Art Therapy

Winter                                                                      Imbolc Moon

B-12 deficiency.  That’s the latest on Rigel. Fixable with either injections or oral tablets. What causes it? Don’t know yet. Might not be important. She’s looking better, her coat is more lustrous and she no longer has a starved appearance. Sounding like a manageable diagnosis at this point. Good prognosis.

Beach, Jon Olson
Beach, Jon Olson

Went down the hill yesterday to Aurora. Each year around this time the art teachers in the Aurora School District have a show of their own at DAVA, Downtown Aurora Visual Arts. Because the show happens right around the time of the National Western Stock Show, Kate and I have been to several of them. This was the best of the shows I’ve seen over a period of 10 years or so. Less cluttered and with higher quality objects, it was a good showcase of the talents that lead these folks into teaching art.

Jon’s work, six prints in his found metal series, were the most daring. He’s doing something new and having fun with it. This one, Beach, moves away from his more somber color schemes in the earlier works, but retains the underlying concept: prints made by inking flattened pieces of metal found along the roadside. I don’t recall what the metal piece was for Beach, but it has striations that allowed Jon to use color in a fun way.

20180126_163339Here’s another one, which he titled, Can’t. This is forward art, playing with the notion of found objects and the limits of traditional print making. As often happens with art, this work came out of the struggles he had during the long divorcing.

He began to use the time after his school day to work on prints of his own. He’s experimented with several methods, but hit on this one and has pursued it actively for a couple of years now.

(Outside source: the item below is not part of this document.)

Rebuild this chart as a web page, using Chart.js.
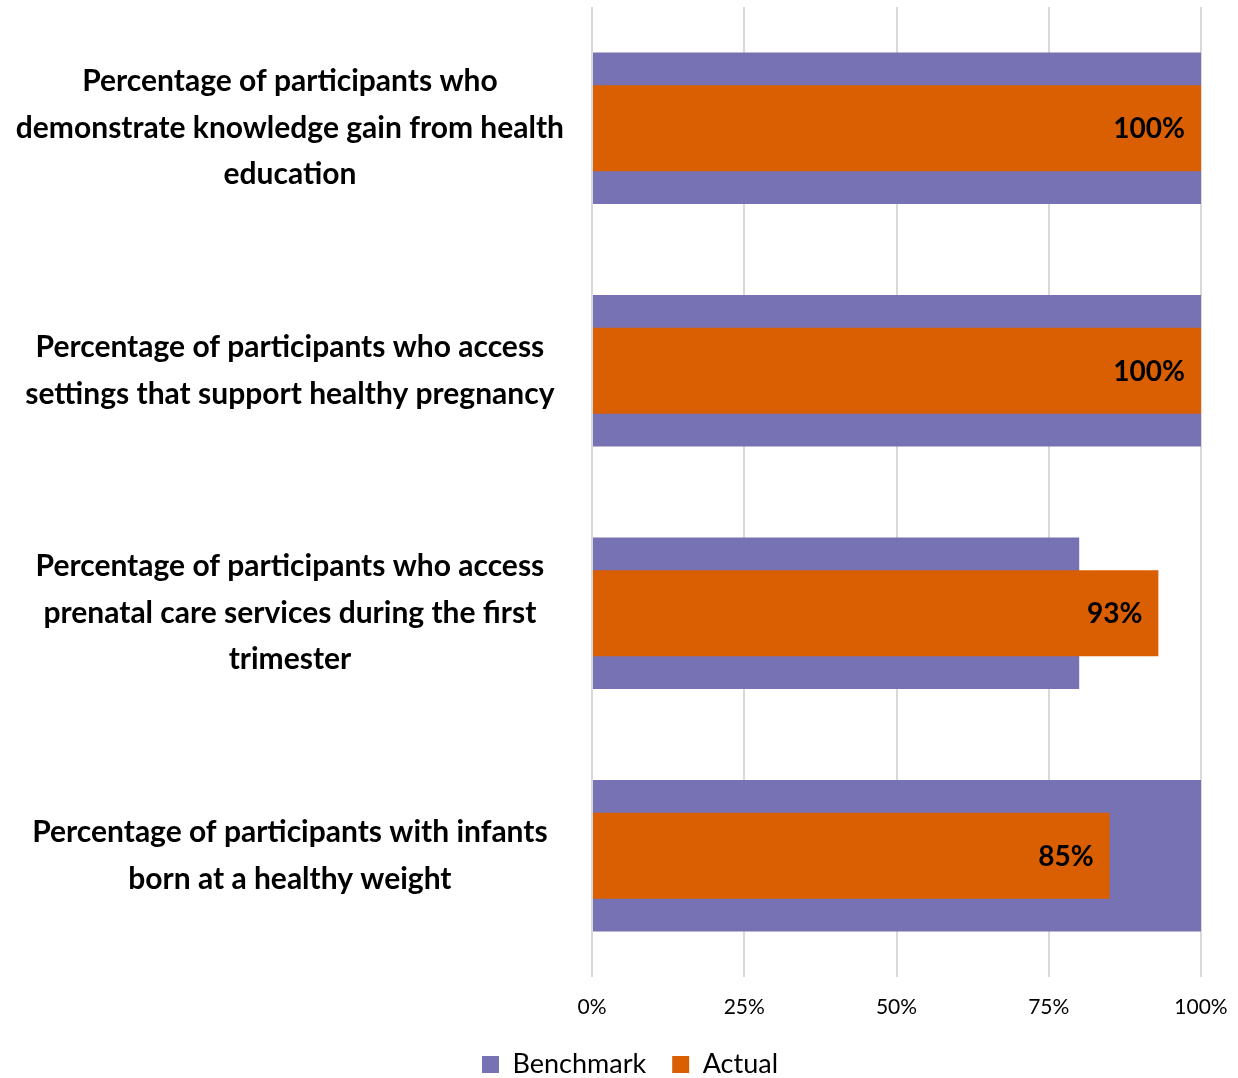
<!DOCTYPE html>
<html>
<head>
<meta charset="utf-8">
<title>Program outcomes vs benchmark</title>
<script src="https://cdn.jsdelivr.net/npm/chart.js@4.4.1/dist/chart.umd.min.js"></script>
<style>
  html, body { margin: 0; padding: 0; background: #fff; }
  #wrap { width: 1238px; height: 1078px; position: relative; }
</style>
</head>
<body>
<div id="wrap"><canvas id="outcomes-chart"></canvas></div>
<script>
// outcome measures, one per row (pre-split into display lines)
const categories = [
  ["Percentage of participants who", "demonstrate knowledge gain from health", "education"],
  ["Percentage of participants who access", "settings that support healthy pregnancy"],
  ["Percentage of participants who access", "prenatal care services during the first", "trimester"],
  ["Percentage of participants with infants", "born at a healthy weight"]
];
const benchmark = [100, 100, 80, 100];
const actual = [100, 100, 93, 85];
const xTicks = [0, 25, 50, 75, 100];

const FONT = "Lato, 'Open Sans', sans-serif";

// writes the value inside the right end of each Actual bar
const actualLabels = {
  id: "actualLabels",
  afterDatasetsDraw(chart) {
    const ctx = chart.ctx;
    const meta = chart.getDatasetMeta(1);
    ctx.save();
    ctx.font = "bold 28px " + FONT;
    ctx.fillStyle = "#000";
    ctx.textAlign = "right";
    ctx.textBaseline = "middle";
    meta.data.forEach((bar, i) => {
      ctx.fillText(actual[i] + "%", bar.x - 16, bar.y + 1);
    });
    ctx.restore();
  }
};

// nudge the legend a little right of the canvas centre
const legendShift = {
  id: "legendShift",
  afterLayout(chart) {
    const lg = chart.legend;
    if (lg) {
      lg.left += 11;
      lg.right += 11;
    }
  }
};

const chart = new Chart(document.getElementById("outcomes-chart"), {
  type: "bar",
  data: {
    labels: categories,
    datasets: [
      {
        label: "Benchmark",
        data: benchmark,
        backgroundColor: "#7672b4",
        barPercentage: 0.625,
        categoryPercentage: 1,
        grouped: false,
        order: 2,
      },
      {
        label: "Actual",
        data: actual,
        backgroundColor: "#d95f02",
        barPercentage: 0.355,
        categoryPercentage: 1,
        grouped: false,
        order: 1,
      },
    ],
  },
  options: {
    indexAxis: "y",
    responsive: true,
    maintainAspectRatio: false,
    animation: false,
    layout: {
      padding: { top: 7, right: 0, left: 0, bottom: -10 },
    },
    plugins: {
      legend: {
        position: "bottom",
        reverse: true,
        labels: {
          boxWidth: 17,
          boxHeight: 17,
          padding: 26,
          color: "#000",
          font: { family: FONT, size: 27 },
        },
      },
      tooltip: { enabled: false },
    },
    scales: {
      x: {
        min: 0,
        max: 100,
        afterBuildTicks: (scale) => {
          scale.ticks = xTicks.map((v) => ({ value: v }));
        },
        afterFit: (scale) => {
          scale.height = 48;
          // room on the right for the "100%" tick label only
          scale.paddingLeft = 0;
          scale.paddingRight = 37;
        },
        grid: {
          color: "#d9d9d9",
          lineWidth: 2,
          drawTicks: false,
        },
        border: { display: false },
        ticks: {
          padding: 18,
          color: "#000",
          font: { family: FONT, size: 21 },
          callback: (v) => v + "%",
        },
      },
      y: {
        grid: { display: false },
        border: { display: false },
        afterFit: (scale) => {
          scale.width = 592;
          // labels sit inside their bands, no extra room needed above/below
          scale.paddingTop = 0;
          scale.paddingBottom = 0;
        },
        ticks: {
          crossAlign: "center",
          padding: 20,
          color: "#000",
          font: { family: FONT, size: 30, weight: "bold", lineHeight: 1.55 },
        },
      },
    },
  },
  plugins: [actualLabels, legendShift],
});
</script>
</body>
</html>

He’s also working hard on his new house. He’s built a loft bed for Ruth with a long desk, art space underneath it, complete with pegboard for her tools. The steps up to the bed itself are kitchen cabinets, artfully reused. The kitchen needed extensive remodeling, so he removed the cabinets a while back.

Jon is a closet architect, regularly filling multiple sheets of graph paper with ideas for houses, for projects inside houses, for stadiums, which he loves to design. He’s a clever, craftsman level skilled guy.

Last night over ramen at Katsu Ramen, an authentic Japanese ramen shop, he laughed and smiled. Not so common in the past few years, especially the last two. It was good to see.